Nearly three weeks after publicly apologizing, Pride Toronto is hosting what it calls a Special General Meeting Thursday night to address a review that found the organization couldn’t prove it completed projects for which it received $1.85 million.
Pride ordered the independent third-party review in October 2021 following allegations the organization misrepresented how the federal funds would be used.
“Our board and members have not met since the report was published, which is the purpose of the meeting on Thursday,” a spokesperson for Pride Toronto told CBC News in a statement. The not-for-profit organization added it will also share and discuss the annual independent audit of its finances with its members.
The meeting will take place virtually and will be live streamed for the public, Pride said.
Pride Toronto hired KPMG to conduct the review. The accounting firm said it did not conduct an audit, but rather, reviewed the organization’s compliance with agreements covering federal grants it received in 2018 and 2019.
KPMG noted that one of the key conditions of the grants was to deliver certain outputs, but it found there wasn’t enough evidence to show Pride Toronto completed what it promised.
The review highlights that the federal grants added up to $1.85 million, though the organization’s executive director told CBC News last month it cancelled its grant with Public Safety Canada in January of this year, and so the total amount of money it received from Ottawa was closer to $1.2 million.
Of the funds it received, $600,000 was from the Department of Canadian Heritage in 2019 to organize an exhibition of Indigenous two-spirit artwork.
Pride Toronto published the review online last month and issued a statement saying it’s committed to “rectifying the harm through concrete actions.”
It also apologized to members of the Indigenous and two-spirit communities and outlined a series of measures it’s taking to address the lack of transparency, including hiring a grant and fund development manager and new financial management policies.

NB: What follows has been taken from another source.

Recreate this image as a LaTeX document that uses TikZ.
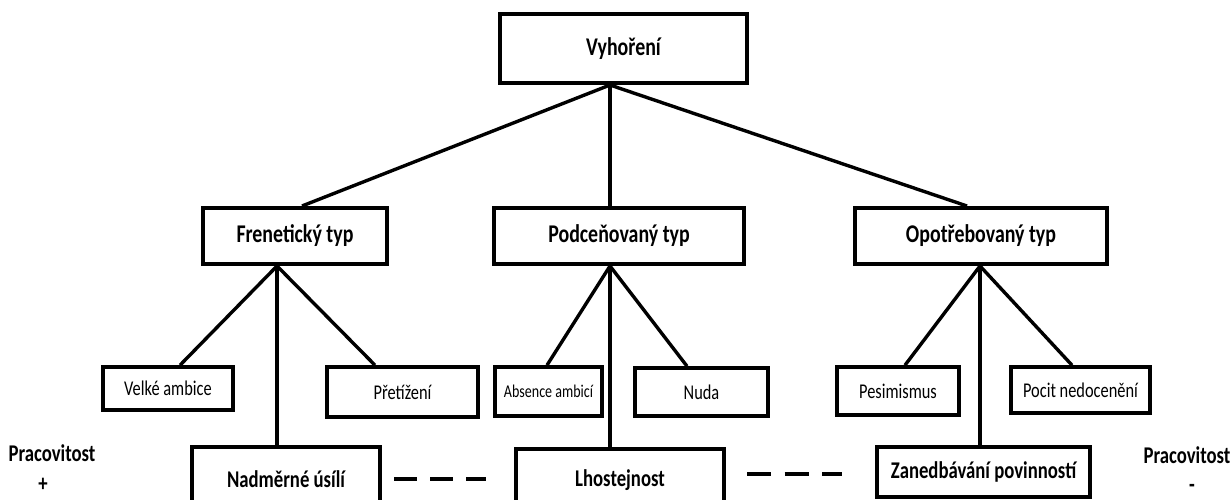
\documentclass[tikz,border=0pt]{standalone}
\usepackage{fontspec}
\setmainfont{Carlito}[FakeStretch=0.78]
\usetikzlibrary{calc}
\begin{document}
\begin{tikzpicture}[x=1pt,y=-1pt,
  box/.style={draw, line width=4pt, inner sep=0pt, align=center},
  topbox/.style={box, font=\fontsize{25.5}{30}\selectfont\bfseries},
  botbox/.style={box, font=\fontsize{24}{28}\selectfont\bfseries},
  leaf/.style={box, line width=3.6pt, font=\fontsize{21}{25}\selectfont},
  conn/.style={line width=3.4pt},
  dashline/.style={line width=3.4pt},
  side/.style={font=\fontsize{24}{28}\selectfont\bfseries, inner sep=0pt}
]
\useasboundingbox (0,0) rectangle (1232,499);
\clip (0,0) rectangle (1232,499);

% top level
\node[topbox, minimum width=247pt, minimum height=69pt] (V) at (623.5,48.5) {Vyhoření};
% second level
\node[topbox, minimum width=184pt, minimum height=56pt] (F) at (295,236) {Frenetický typ};
\node[topbox, minimum width=250pt, minimum height=56pt] (P) at (619,236) {Podceňovaný typ};
\node[topbox, minimum width=252pt, minimum height=56pt] (O) at (981,236) {Opotřebovaný typ};
% leaves
\node[leaf, minimum width=130pt, minimum height=43pt] (VA) at (168,388.5) {Velké ambice};
\node[leaf, minimum width=151pt, minimum height=50pt] (PR) at (402.5,392) {Přetížení};
\node[leaf, minimum width=107pt, minimum height=49pt, font=\fontsize{18}{22}\selectfont] (AA) at (548.5,391.5) {Absence ambicí};
\node[leaf, minimum width=133pt, minimum height=48pt] (NU) at (701.5,392) {Nuda};
\node[leaf, minimum width=122pt, minimum height=48pt] (PE) at (898,391) {Pesimismus};
\node[leaf, minimum width=139pt, minimum height=46pt] (PN) at (1080.5,390) {Pocit nedocenění};
% bottom row
\node[botbox, minimum width=188pt, minimum height=64pt] (NA) at (286,479) {Nadměrné úsílí};
\node[botbox, minimum width=208pt, minimum height=62pt] (LH) at (620,480) {Lhostejnost};
\node[botbox, minimum width=213pt, minimum height=50pt] (ZA) at (983.5,472) {Zanedbávání povinností};
% side labels
\node[side] (PL) at (52,453) {Pracovitost};
\node[side] (PLs) at (43,485) {+};
\node[side] (PRt) at (1187,455) {Pracovitost};
\node[side] (PRs) at (1192,488) {-};

% connectors from top
\draw[conn] ([xshift=-13.5pt]V.south) -- ([xshift=7pt]F.north);
\draw[conn] ([xshift=-13.5pt]V.south) -- ([xshift=-9pt]P.north);
\draw[conn] ([xshift=-13.5pt]V.south) -- ([xshift=-14pt]O.north);
% Frenetický
\draw[conn] ([xshift=-18pt]F.south) -- ([xshift=12pt]VA.north);
\draw[conn] ([xshift=-18pt]F.south) -- ([xshift=-27.5pt]PR.north);
\draw[conn] ([xshift=-18pt]F.south) -- ([xshift=-9pt]NA.north);
% Podceňovaný
\draw[conn] ([xshift=-9pt]P.south) -- ([xshift=-1.5pt]AA.north);
\draw[conn] ([xshift=-9pt]P.south) -- ([xshift=-14.5pt]NU.north);
\draw[conn] ([xshift=-9pt]P.south) -- ([xshift=-10pt]LH.north);
% Opotřebovaný
\draw[conn] ([xshift=-1pt]O.south) -- ([xshift=7pt]PE.north);
\draw[conn] ([xshift=-1pt]O.south) -- ([xshift=-8.5pt]PN.north);
\draw[conn] ([xshift=-1pt]O.south) -- ([xshift=-3.5pt]ZA.north);

% dashed links
\draw[dashline, dash pattern=on 23pt off 13pt] ([xshift=12pt]NA.east) -- ([xshift=-28pt]LH.west |- NA.east);
\draw[dashline, dash pattern=on 24pt off 13.5pt] ([xshift=21pt,yshift=6pt]LH.east) -- ([xshift=-33pt,yshift=-2pt]ZA.west);
\end{tikzpicture}
\end{document}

One vocal critic of Pride Toronto’s actions isn’t convinced the organization has provided a full explanation of how this happened.
“They have to do more with coming forward and accounting for what happened before we can move on to figuring out if they’ve adequately addressed the full problem,” said Tom Hooper, a sessional assistant professor in the equity studies department at York University.
“So I think that’s what they need to start with is that truth part. And then we can start as a community looking at what needs to be done next.”
Hooper published an investigative report in January that he says highlights problems with the grant applications and inconsistencies in how the organization reported to the federal government.
Though Pride Toronto pledged to meet and consult with the affected Indigenous people and two-spirit communities directly, Hooper said he doesn’t believe Pride Toronto has properly addressed the harm to those communities, who were supposed to benefit from the funds the organization was granted.